Data supplied —
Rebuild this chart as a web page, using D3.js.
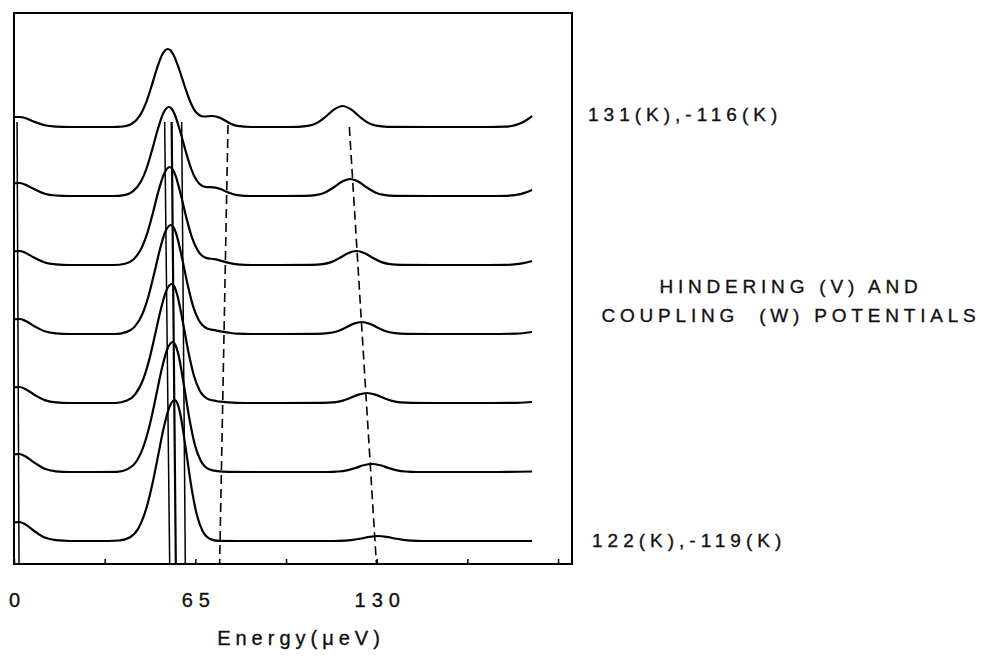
<!DOCTYPE html>
<html>
<head>
<meta charset="utf-8">
<script src="https://cdn.jsdelivr.net/npm/d3@7"></script>
<style>
  body { margin: 0; background: #fff; }
  text { font-family: "Liberation Sans", Arial, Helvetica, sans-serif; fill: #111; stroke: #111; stroke-width: 0.35px; }
</style>
</head>
<body>
<div id="chart"></div>
<script>
// x axis
var tickValues = [0, 32.5, 65, 97.5, 130, 162.5, 195];
var tickLabels = {0: "0", 65: "65", 130: "130"};
var axisTitle = "Energy(\u03bceV)";

// labels on the right
var topLabel = "131(K),-116(K)";
var bottomLabel = "122(K),-119(K)";
var titleLines = ["HINDERING (V) AND", "COUPLING  (W) POTENTIALS"];

// spectra, top to bottom: [energy (ueV), intensity above own baseline]
var spec1 = [[0,10],[2,10],[4,9],[7,5.5],[11,1.8],[15,0.4],[20,0],[30,0],
  [35.1,0],[39.1,0.5],[42.1,3],[45.1,11.4],[47.1,22.6],[49.1,39],[51.1,57.3],[53.1,72.2],[55.1,78],[56.1,76.6],[57.1,72.5],[59.1,58.5],[61.1,41.5],[63.1,25.7],[65.1,15.3],[68.1,10.5],[71.1,11],[74,9],[77,4.3],[80,1.1],[85,0],[95,0],
  [101.8,0.2],[105.8,1.3],[108.8,4.4],[111.8,10.5],[114.8,17.6],[117.8,21],[120.8,17.6],[123.8,10.5],[126.8,4.4],[129.8,1.3],[133.8,0.2],
  [150,0],[170,0],[176,0.3],[180,2.1],[183,5.7],[185.7,11]];
var spec2 = [[0,12.7],[2,13],[4,11.4],[7,7.2],[11,2.3],[15,0.5],[20,0],[30,0],
  [35.5,0],[39.5,0.9],[42.5,4.3],[45.5,14.4],[47.5,27.5],[49.5,46],[51.5,66.3],[53.5,82.7],[55.5,89],[56.5,87.3],[57.5,82.3],[59.5,65.2],[61.5,45.1],[63.5,27.1],[65.5,15.5],[68.5,9.2],[71.5,8.7],[74,7],[77,3.4],[80,0.9],[85,0],[95,0],
  [104.5,0.1],[108.5,1.1],[111.5,3.6],[114.5,8.5],[117.5,14.3],[120.5,17],[123.5,14.3],[126.5,8.5],[129.5,3.6],[132.5,1.1],[136.5,0.1],
  [150,0],[170,0],[176,0.2],[180,1.1],[183,3.1],[185.7,6]];
var spec3 = [[0,13.7],[2,14],[4,12.3],[7,7.7],[11,2.5],[15,0.6],[20,0],[30,0],
  [35.8,0],[39.8,1.3],[42.8,5.5],[45.8,17.4],[47.8,32.1],[49.8,52.2],[51.8,74.1],[53.8,91.3],[55.8,98],[56.8,95.9],[57.8,90.2],[59.8,70.3],[61.8,47.1],[63.8,27.3],[65.8,14.7],[68.8,7.1],[71.8,5.8],[74,4.4],[77,2.1],[80,0.6],[85,0],[95,0],
  [106.7,0.1],[110.7,0.9],[113.7,2.9],[116.7,7],[119.7,11.8],[122.7,14],[125.7,11.8],[128.7,7],[131.7,2.9],[134.7,0.9],[138.7,0.1],
  [150,0],[170,0],[176,0.1],[180,0.8],[183,2.1],[185.7,4]];
var spec4 = [[0,14.7],[2,15],[4,13.2],[7,8.3],[11,2.7],[15,0.6],[20,0],[30,0],
  [36.2,0],[40.2,1.9],[43.2,7.1],[46.2,21.2],[48.2,37.8],[50.2,60],[52.2,83.5],[54.2,102],[56.2,109],[57.2,106.6],[58.2,99.7],[60.2,76.3],[62.2,49.7],[64.2,27.7],[66.2,14],[69.2,5.6],[72.2,3.7],[74,2.6],[77,1.3],[80,0.3],[85,0],[95,0],
  [108.6,0.1],[112.6,0.8],[115.6,2.5],[118.6,6],[121.6,10.1],[124.6,12],[127.6,10.1],[130.6,6],[133.6,2.5],[136.6,0.8],[140.6,0.1],
  [150,0],[170,0],[180,0.4],[183,1],[185.7,2]];
var spec5 = [[0,15.7],[2,16],[4,14.1],[7,8.8],[11,2.9],[15,0.6],[20,0],[30,0],
  [36.5,0],[40.5,2.4],[43.5,8.8],[46.5,25.1],[48.5,43.6],[50.5,67.5],[52.5,92.3],[54.5,111.7],[56.5,119],[57.5,116.3],[58.5,108.3],[60.5,81.3],[62.5,51.2],[64.5,27.2],[66.5,12.8],[69.5,4.1],[72.5,2],[74,1.3],[77,0.6],[80,0.2],[85,0],[95,0],
  [110.5,0.1],[114.5,0.6],[117.5,2.1],[120.5,5],[123.5,8.4],[126.5,10],[129.5,8.4],[132.5,5],[135.5,2.1],[138.5,0.6],[142.5,0.1],
  [150,0],[170,0],[180,0.2],[183,0.5],[185.7,1]];
var spec6 = [[0,17.6],[2,18],[4,15.8],[7,9.9],[11,3.2],[15,0.7],[20,0],[30,0],
  [36.9,0.1],[40.9,3.1],[43.9,10.7],[46.9,29.5],[48.9,50],[50.9,75.8],[52.9,102.3],[54.9,122.5],[56.9,130],[57.9,126.8],[58.9,117.7],[60.9,86.7],[62.9,52.7],[64.9,26.4],[66.9,11.5],[69.9,2.7],[72.9,0.8],[77,0.2],[85,0],[95,0],
  [112.3,0],[116.3,0.5],[119.3,1.7],[122.3,4],[125.3,6.7],[128.3,8],[131.3,6.7],[134.3,4],[137.3,1.7],[140.3,0.5],[144.3,0],
  [170,0],[185.7,0.5]];
var spec7 = [[0,18.6],[2,19],[4,16.7],[7,10.5],[11,3.4],[15,0.8],[20,0],[30,0],
  [37.6,0.5],[41.6,3.8],[44.6,12.8],[47.6,34.3],[49.6,57],[51.6,84.6],[53.6,112.4],[55.6,133.2],[57.6,141],[58.6,137.3],[59.6,126.9],[61.6,91.7],[63.6,53.6],[65.6,25.4],[67.6,9.9],[70.6,1.6],[73.6,0.1],[80,0],[95,0],
  [114.5,0],[118.5,0.3],[121.5,1.1],[124.5,2.5],[127.5,4.2],[130.5,5],[133.5,4.2],[136.5,2.5],[139.5,1.1],[142.5,0.3],[146.5,0],
  [170,0],[185.7,0]];
var spectra = [spec1, spec2, spec3, spec4, spec5, spec6, spec7];

// guide lines: [energy at top, energy at bottom, top intensity]
var solidGuides = [[1.1, 1.8, 419], [54.0, 55.8, 419], [56.5, 58.0, 419], [60.1, 61.4, 419]];
var dashedGuides = [[76.7, 73.7, 416], [120.2, 129.9, 414]];

var width = 996, height = 658;
var frame = {left: 14, right: 572, top: 13, bottom: 564};
var step = 69;   // vertical offset between spectra
var font = '"Liberation Sans", Arial, Helvetica, sans-serif';

var svg = d3.select("#chart").append("svg")
    .attr("width", width)
    .attr("height", height)
    .style("background", "#fff");

var x = d3.scaleLinear().domain([0, 200]).range([frame.left, frame.right]);
var y = d3.scaleLinear().domain([-23, 528]).range([frame.bottom, frame.top]);

// frame
svg.append("rect")
    .attr("x", frame.left)
    .attr("y", frame.top)
    .attr("width", frame.right - frame.left)
    .attr("height", frame.bottom - frame.top)
    .attr("fill", "none")
    .attr("stroke", "#000")
    .attr("stroke-width", 2);

// ticks (inside) + labels
svg.append("g")
    .attr("transform", "translate(0," + frame.bottom + ")")
    .call(d3.axisBottom(x)
      .tickValues(tickValues)
      .tickSizeInner(-5)
      .tickSizeOuter(0)
      .tickPadding(29)
      .tickFormat(function(d) { return tickLabels[d] || ""; }))
    .call(function(g) {
      g.select(".domain").remove();
      g.selectAll("line").attr("stroke", "#000").attr("stroke-width", 1.5);
      g.selectAll("text")
        .attr("font-size", "20px")
        .attr("font-family", font)
        .attr("letter-spacing", "6px")
        .attr("dx", "3px")
        .attr("fill", "#111");
    });

svg.append("text")
    .attr("x", 301)
    .attr("y", 645)
    .attr("text-anchor", "middle")
    .attr("font-size", "20px")
    .attr("letter-spacing", "5px")
    .text(axisTitle);

// guides
svg.selectAll(".solid-guide")
  .data(solidGuides)
  .enter()
  .append("line")
    .attr("class", "solid-guide")
    .attr("x1", function(d) { return x(d[0]); })
    .attr("x2", function(d) { return x(d[1]); })
    .attr("y1", function(d) { return y(d[2]); })
    .attr("y2", y(-23))
    .attr("stroke", "#000")
    .attr("stroke-width", function(d, i) { return i == 2 ? 2.2 : 1.5; });

svg.selectAll(".dashed-guide")
  .data(dashedGuides)
  .enter()
  .append("line")
    .attr("class", "dashed-guide")
    .attr("x1", function(d) { return x(d[0]); })
    .attr("x2", function(d) { return x(d[1]); })
    .attr("y1", function(d) { return y(d[2]); })
    .attr("y2", y(-23))
    .attr("stroke", "#000")
    .attr("stroke-width", 1.6)
    .attr("stroke-dasharray", "9,5");

// spectra
var line = d3.line()
    .x(function(d) { return x(d[0]); })
    .y(function(d) { return y(d[1]); })
    .curve(d3.curveMonotoneX);

svg.selectAll(".spectrum")
  .data(spectra)
  .enter()
  .append("path")
    .attr("class", "spectrum")
    .attr("fill", "none")
    .attr("stroke", "#000")
    .attr("stroke-width", 2.2)
    .attr("stroke-linejoin", "round")
    .attr("d", function(s, i) {
      var off = (spectra.length - 1 - i) * step;
      return line(s.map(function(p) { return [p[0], p[1] + off]; }));
    });

// right side labels
svg.append("text")
    .attr("x", 588)
    .attr("y", y((spectra.length - 1) * step) - 6)
    .attr("font-size", "19px")
    .attr("letter-spacing", "5px")
    .text(topLabel);

svg.append("text")
    .attr("x", 592)
    .attr("y", y(0) + 6)
    .attr("font-size", "19px")
    .attr("letter-spacing", "5px")
    .text(bottomLabel);

svg.selectAll(".title-line")
  .data(titleLines)
  .enter()
  .append("text")
    .attr("class", "title-line")
    .attr("x", 791)
    .attr("y", function(d, i) { return 293 + i * 29; })
    .attr("text-anchor", "middle")
    .attr("font-size", "19px")
    .attr("letter-spacing", "4.8px")
    .style("white-space", "pre")
    .text(function(d) { return d; });
</script>
</body>
</html>
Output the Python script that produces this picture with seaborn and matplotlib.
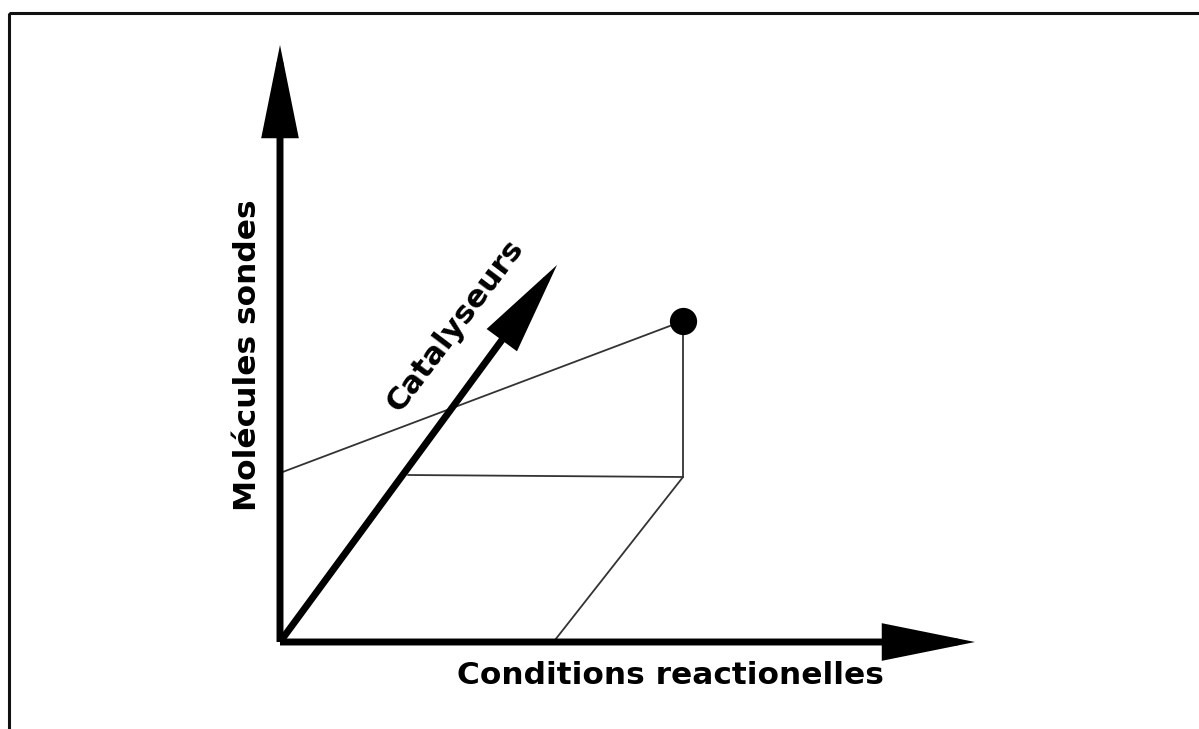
import matplotlib
matplotlib.use("Agg")
import matplotlib.pyplot as plt
import seaborn as sns
import pandas as pd
from matplotlib.patches import Rectangle

# Schema points (image coordinates, y grows downward)
origin = (280, 642)
axis_names = ["Conditions reactionelles", "Molécules sondes", "Catalyseurs"]
axis_tip_x = [975, 280, 557]
axis_tip_y = [642, 45, 265]

point_x = [683]
point_y = [321]

# thin construction lines: segment id, x, y
seg_id = [0, 0, 1, 1, 2, 2, 3, 3]
seg_x = [280, 683, 683, 683, 408, 683, 683, 555]
seg_y = [473, 321, 321, 477, 475, 477, 477, 640]

sns.set_style("white")
fig = plt.figure(figsize=(11.99, 7.29), dpi=100)
ax = fig.add_axes([0, 0, 1, 1])
ax.set_xlim(0, 1199)
ax.set_ylim(729, 0)
ax.axis("off")

# frame around the picture
ax.add_patch(Rectangle((9, 13), 1300, 800, fill=False, lw=2.2, color="#111111"))

segs = pd.DataFrame({"seg": seg_id, "x": seg_x, "y": seg_y})
for s, grp in segs.groupby("seg"):
    sns.lineplot(data=grp, x="x", y="y", sort=False, estimator=None,
                 color="#333333", lw=1.3, ax=ax, legend=False)

# three axes arrows
for tx, ty in zip(axis_tip_x, axis_tip_y):
    ax.annotate("", xy=(tx, ty), xytext=origin,
                arrowprops=dict(arrowstyle="-|>,head_length=5.2,head_width=1.05",
                                lw=5, color="black", shrinkA=0, shrinkB=0,
                                joinstyle="miter", capstyle="butt"))

sns.scatterplot(x=point_x, y=point_y, s=330, color="black", ax=ax,
                edgecolor="black", zorder=5)

ax.text(670, 676, axis_names[0], fontsize=22.5, fontweight="bold",
        ha="center", va="center", color="black")
ax.text(247, 355, axis_names[1], fontsize=22.5, fontweight="bold",
        ha="center", va="center", rotation=90, color="black")
ax.text(455, 325, axis_names[2], fontsize=22.5, fontweight="bold",
        ha="center", va="center", rotation=53, color="black")

fig.savefig("out.png", dpi=100)
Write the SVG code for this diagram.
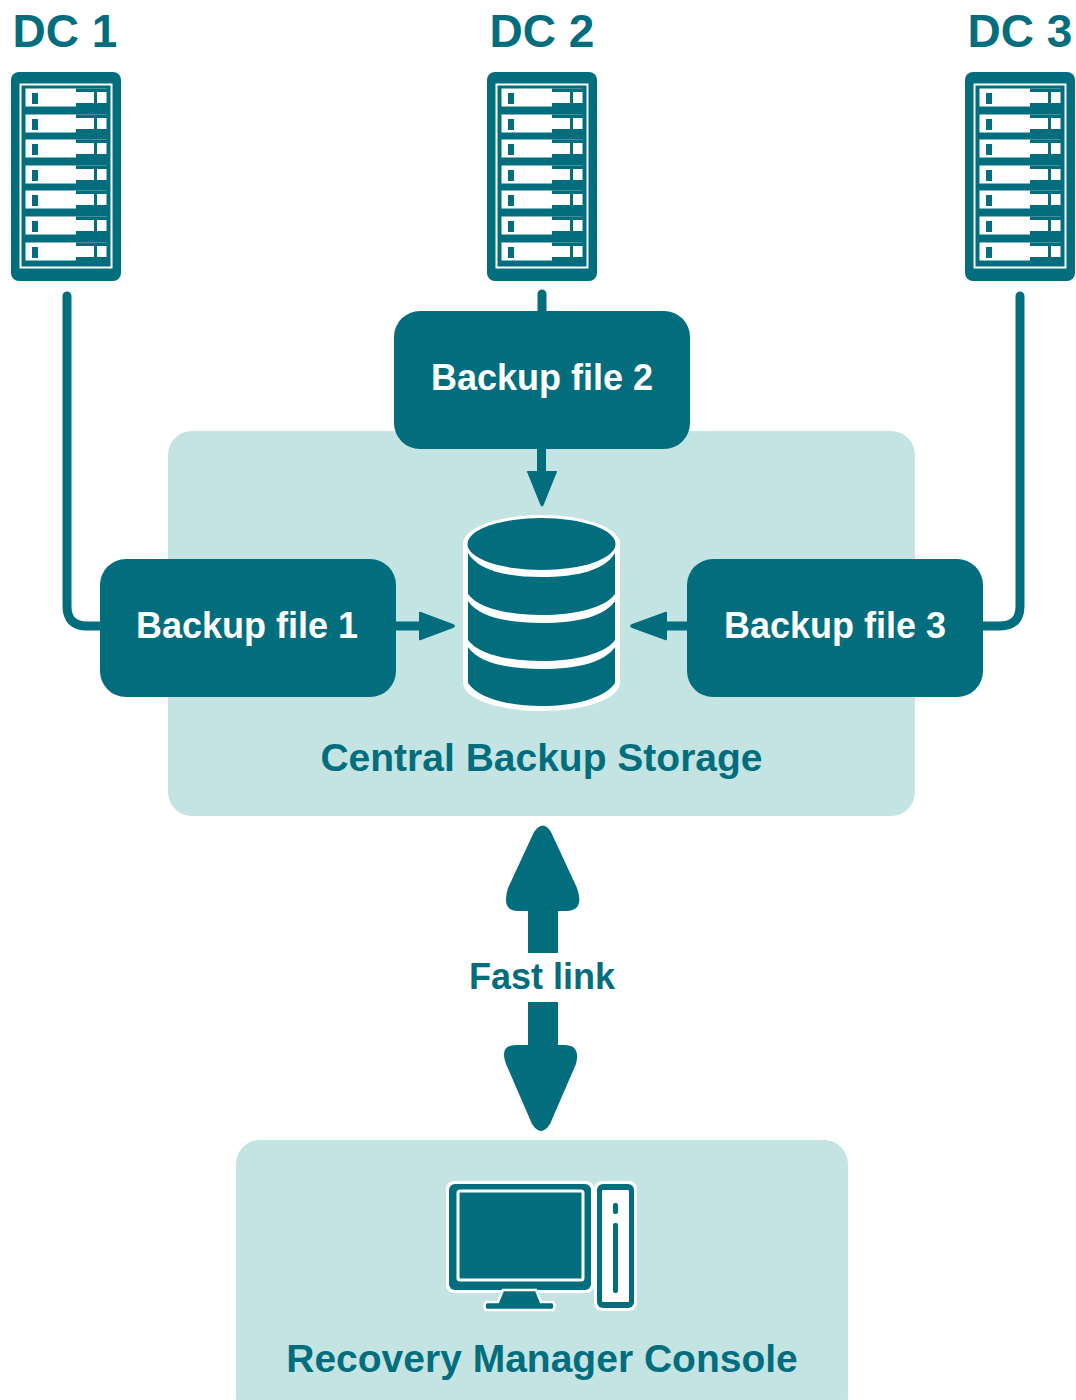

Instruction — From the data above, copy out every line with the string "this" in it.

Completed task —
Rebuild this chart as a web page, using D3.js.
Output the Python script that produces this picture with seaborn and matplotlib.
Write the SVG code for this diagram.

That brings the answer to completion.